Article 148 of the Law no. 5271, which subsequently entered into force (during the proceedings), is capable of ensuring the investigation to be effective at the prosecution stage with respect to the statements which are taken by the law-enforcement officers in the absence of a defence counsel and which are not confirmed before a judge or a court. However, this question was not discussed in the court’s decision and could not be redressed at the appellate stage. The failure to provide the opportunity for access to legal assistance in the police custody and taking these statements at this stage as a basis for the conviction decision led to the breach of the right to a fair trial in conjunction with the right to legal assistance.

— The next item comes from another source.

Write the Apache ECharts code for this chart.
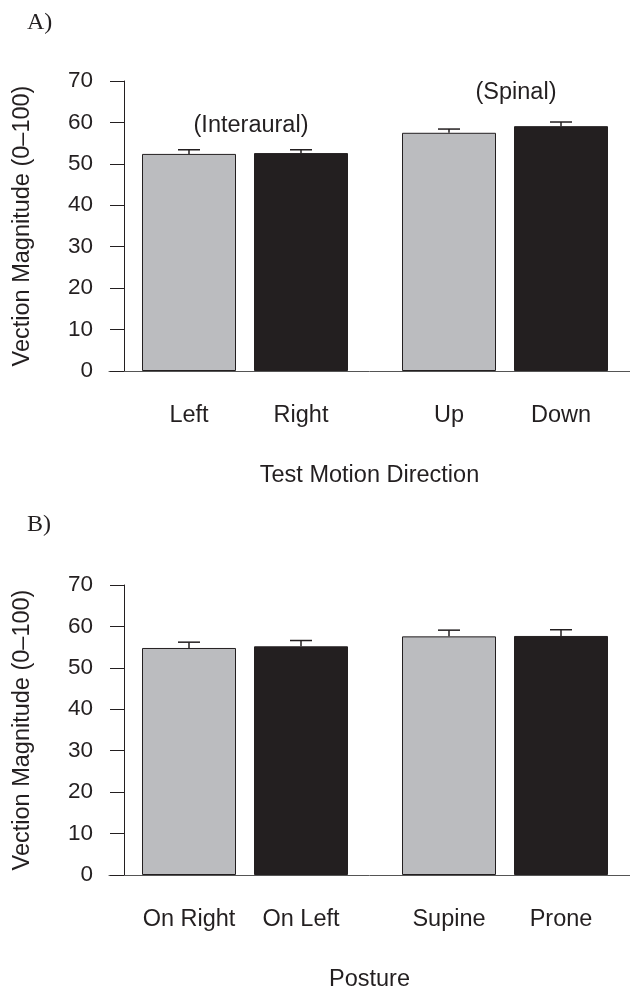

The Constitutional Court has consequently held that there was a breach of the right to a fair trial in conjunction with the right to legal assistance within the scope of the right to a fair trial guaranteed in Article 36 of the Constitution.
b. Alleged Violation of the Right to a Trial within a Reasonable Time
Having regard to the principles concerning the criminal proceedings and the judgments rendered by the Constitutional Court in similar applications, it has been concluded that the period of proceedings lasting for approximately 13 years, 10 months and 25 days in the present case was not reasonable.
The Constitutional Court has consequently held that there was a breach of the right to a trial within a reasonable time guaranteed in Article 36 of the Constitution.
This press release prepared by the General Secretariat intends to inform the public and has no binding effect.